» Short task
Find the word "image" in the listing; pull out each line holding it.
______
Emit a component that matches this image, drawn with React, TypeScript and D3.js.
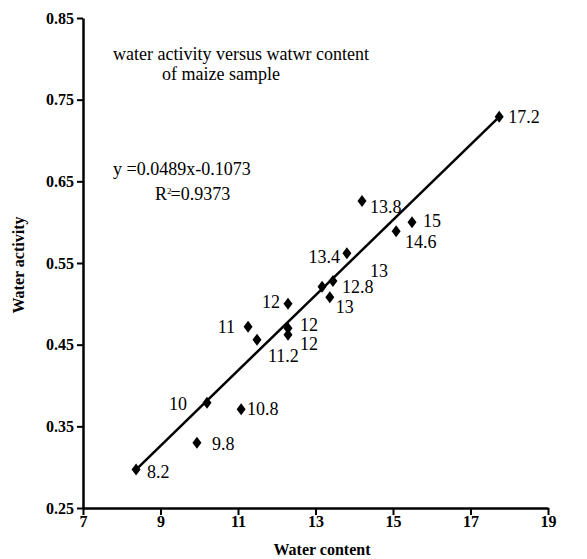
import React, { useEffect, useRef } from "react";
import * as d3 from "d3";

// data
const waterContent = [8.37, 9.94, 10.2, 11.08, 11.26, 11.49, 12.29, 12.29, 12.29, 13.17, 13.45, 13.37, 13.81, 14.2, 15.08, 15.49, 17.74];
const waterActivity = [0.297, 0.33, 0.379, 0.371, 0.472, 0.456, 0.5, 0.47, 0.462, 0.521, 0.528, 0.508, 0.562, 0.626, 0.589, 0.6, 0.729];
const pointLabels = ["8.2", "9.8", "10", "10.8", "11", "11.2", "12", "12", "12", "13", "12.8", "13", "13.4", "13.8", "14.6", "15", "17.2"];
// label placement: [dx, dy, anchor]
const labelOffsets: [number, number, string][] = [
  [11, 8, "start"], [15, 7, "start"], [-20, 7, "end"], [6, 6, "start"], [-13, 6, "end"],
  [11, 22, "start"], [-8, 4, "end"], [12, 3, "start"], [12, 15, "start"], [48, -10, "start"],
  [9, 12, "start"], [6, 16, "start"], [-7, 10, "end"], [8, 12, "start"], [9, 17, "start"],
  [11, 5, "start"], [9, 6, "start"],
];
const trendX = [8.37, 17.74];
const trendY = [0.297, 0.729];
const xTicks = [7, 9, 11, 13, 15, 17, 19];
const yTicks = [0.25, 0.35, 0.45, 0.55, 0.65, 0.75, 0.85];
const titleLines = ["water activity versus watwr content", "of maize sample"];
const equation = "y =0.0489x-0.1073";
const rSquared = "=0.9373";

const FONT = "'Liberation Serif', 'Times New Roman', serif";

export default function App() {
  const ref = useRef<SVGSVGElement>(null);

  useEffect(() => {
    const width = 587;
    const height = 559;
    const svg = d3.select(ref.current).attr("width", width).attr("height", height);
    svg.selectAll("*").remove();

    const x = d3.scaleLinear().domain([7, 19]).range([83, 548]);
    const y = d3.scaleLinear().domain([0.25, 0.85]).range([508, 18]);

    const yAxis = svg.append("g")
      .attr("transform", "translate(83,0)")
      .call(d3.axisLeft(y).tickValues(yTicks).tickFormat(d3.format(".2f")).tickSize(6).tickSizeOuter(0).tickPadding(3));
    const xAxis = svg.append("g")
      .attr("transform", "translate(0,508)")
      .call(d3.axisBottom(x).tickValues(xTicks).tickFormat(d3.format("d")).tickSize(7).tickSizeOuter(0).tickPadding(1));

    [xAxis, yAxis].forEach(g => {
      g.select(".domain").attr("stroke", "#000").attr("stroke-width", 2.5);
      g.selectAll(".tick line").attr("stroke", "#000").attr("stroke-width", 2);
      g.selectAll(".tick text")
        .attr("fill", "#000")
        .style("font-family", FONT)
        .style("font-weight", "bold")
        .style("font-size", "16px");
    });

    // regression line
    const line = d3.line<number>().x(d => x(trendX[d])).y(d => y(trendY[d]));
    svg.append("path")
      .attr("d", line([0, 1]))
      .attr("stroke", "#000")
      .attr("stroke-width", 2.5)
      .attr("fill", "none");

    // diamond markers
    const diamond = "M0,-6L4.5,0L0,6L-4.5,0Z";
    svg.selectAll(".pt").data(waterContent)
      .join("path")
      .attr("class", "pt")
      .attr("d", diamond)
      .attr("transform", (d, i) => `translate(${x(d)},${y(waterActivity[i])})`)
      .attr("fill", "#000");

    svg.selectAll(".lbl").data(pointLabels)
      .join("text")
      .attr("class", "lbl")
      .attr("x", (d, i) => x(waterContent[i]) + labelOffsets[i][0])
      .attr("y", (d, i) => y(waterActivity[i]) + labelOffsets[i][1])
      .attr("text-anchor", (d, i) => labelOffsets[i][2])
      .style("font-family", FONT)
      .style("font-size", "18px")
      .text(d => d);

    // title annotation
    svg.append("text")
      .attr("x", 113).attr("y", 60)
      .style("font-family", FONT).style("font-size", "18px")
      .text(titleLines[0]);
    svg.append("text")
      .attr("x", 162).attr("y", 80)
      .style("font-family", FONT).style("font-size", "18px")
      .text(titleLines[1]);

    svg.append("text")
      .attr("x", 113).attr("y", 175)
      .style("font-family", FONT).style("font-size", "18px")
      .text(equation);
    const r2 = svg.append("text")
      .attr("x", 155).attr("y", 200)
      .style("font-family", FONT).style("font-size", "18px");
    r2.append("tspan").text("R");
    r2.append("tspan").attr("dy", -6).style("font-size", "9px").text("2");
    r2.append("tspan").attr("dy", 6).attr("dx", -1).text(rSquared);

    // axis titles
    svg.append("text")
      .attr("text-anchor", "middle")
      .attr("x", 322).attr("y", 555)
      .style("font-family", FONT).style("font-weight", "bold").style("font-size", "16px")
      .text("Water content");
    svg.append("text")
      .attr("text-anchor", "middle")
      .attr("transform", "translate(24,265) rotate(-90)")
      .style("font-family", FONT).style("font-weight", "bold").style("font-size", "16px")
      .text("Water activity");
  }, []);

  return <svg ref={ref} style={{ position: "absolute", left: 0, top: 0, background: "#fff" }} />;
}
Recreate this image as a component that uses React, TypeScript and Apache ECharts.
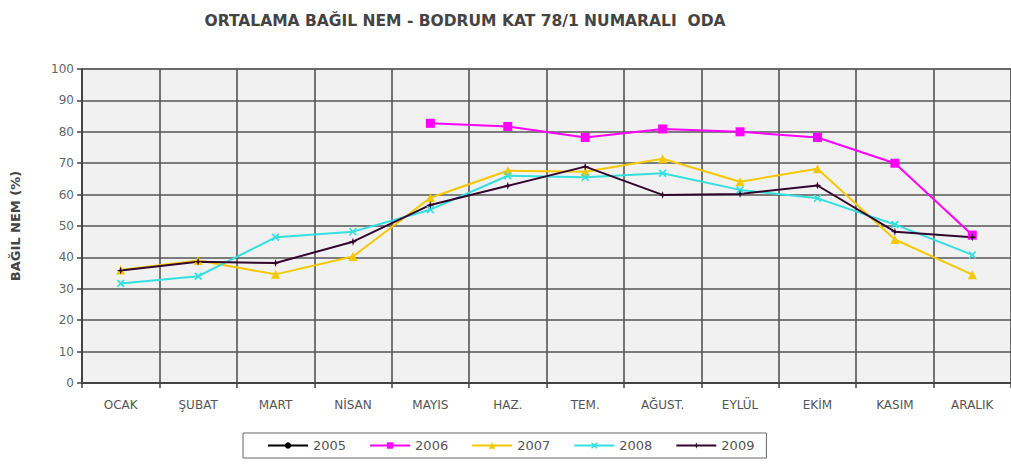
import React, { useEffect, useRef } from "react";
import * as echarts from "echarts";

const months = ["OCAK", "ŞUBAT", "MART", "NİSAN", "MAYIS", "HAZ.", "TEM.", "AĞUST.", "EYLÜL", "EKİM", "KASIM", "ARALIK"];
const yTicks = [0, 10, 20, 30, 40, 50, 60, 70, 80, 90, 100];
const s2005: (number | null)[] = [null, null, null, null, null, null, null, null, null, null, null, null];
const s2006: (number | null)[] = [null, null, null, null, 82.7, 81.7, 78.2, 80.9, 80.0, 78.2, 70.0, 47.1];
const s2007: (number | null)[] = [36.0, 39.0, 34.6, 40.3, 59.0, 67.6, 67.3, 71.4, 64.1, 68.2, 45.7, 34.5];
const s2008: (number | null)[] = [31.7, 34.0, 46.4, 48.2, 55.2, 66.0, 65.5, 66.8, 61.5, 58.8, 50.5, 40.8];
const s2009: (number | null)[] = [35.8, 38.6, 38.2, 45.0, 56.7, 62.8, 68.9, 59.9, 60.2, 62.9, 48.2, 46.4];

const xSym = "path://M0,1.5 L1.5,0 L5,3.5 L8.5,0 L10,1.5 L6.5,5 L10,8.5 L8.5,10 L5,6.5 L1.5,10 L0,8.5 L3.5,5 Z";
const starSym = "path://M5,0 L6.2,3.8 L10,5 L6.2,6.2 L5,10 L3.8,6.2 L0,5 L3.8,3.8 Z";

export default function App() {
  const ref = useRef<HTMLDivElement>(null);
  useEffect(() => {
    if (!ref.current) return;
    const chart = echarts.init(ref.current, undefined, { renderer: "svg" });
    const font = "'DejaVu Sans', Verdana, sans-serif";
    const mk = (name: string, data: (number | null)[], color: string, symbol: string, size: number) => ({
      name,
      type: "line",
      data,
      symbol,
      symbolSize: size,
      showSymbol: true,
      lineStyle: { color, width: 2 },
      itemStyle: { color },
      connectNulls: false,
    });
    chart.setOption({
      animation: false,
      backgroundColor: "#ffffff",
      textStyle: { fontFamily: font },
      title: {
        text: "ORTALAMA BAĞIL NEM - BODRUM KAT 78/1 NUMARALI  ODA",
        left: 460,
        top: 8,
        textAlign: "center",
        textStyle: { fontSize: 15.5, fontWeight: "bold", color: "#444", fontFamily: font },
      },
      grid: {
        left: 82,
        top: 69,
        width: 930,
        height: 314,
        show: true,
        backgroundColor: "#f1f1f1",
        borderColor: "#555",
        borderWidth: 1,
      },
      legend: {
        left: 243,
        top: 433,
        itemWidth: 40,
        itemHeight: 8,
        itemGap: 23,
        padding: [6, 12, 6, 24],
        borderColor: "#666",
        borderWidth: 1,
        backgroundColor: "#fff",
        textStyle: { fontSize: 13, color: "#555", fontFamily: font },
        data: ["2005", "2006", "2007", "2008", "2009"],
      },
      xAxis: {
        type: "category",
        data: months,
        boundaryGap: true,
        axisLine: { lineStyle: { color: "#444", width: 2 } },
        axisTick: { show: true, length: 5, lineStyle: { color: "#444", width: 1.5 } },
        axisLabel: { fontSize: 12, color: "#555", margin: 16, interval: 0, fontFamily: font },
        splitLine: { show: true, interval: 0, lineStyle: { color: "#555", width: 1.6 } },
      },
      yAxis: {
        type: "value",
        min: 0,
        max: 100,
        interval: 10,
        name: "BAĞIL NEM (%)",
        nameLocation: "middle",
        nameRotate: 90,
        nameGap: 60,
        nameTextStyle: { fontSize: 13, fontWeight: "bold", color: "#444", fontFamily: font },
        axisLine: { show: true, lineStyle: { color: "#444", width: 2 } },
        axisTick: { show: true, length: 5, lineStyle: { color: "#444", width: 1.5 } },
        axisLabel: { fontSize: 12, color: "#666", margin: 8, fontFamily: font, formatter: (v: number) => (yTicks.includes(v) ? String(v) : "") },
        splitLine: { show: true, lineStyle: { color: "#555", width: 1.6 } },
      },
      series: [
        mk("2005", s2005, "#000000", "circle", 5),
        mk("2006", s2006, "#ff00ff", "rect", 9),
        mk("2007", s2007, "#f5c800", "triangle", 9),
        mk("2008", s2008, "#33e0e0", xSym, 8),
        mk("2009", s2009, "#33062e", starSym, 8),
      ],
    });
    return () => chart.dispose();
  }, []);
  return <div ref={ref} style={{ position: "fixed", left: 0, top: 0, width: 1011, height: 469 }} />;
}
______
» Written response
Emit a component that matches this image, drawn with React, TypeScript and D3.js.
Recreate this image as a component that uses React, TypeScript and Apache ECharts.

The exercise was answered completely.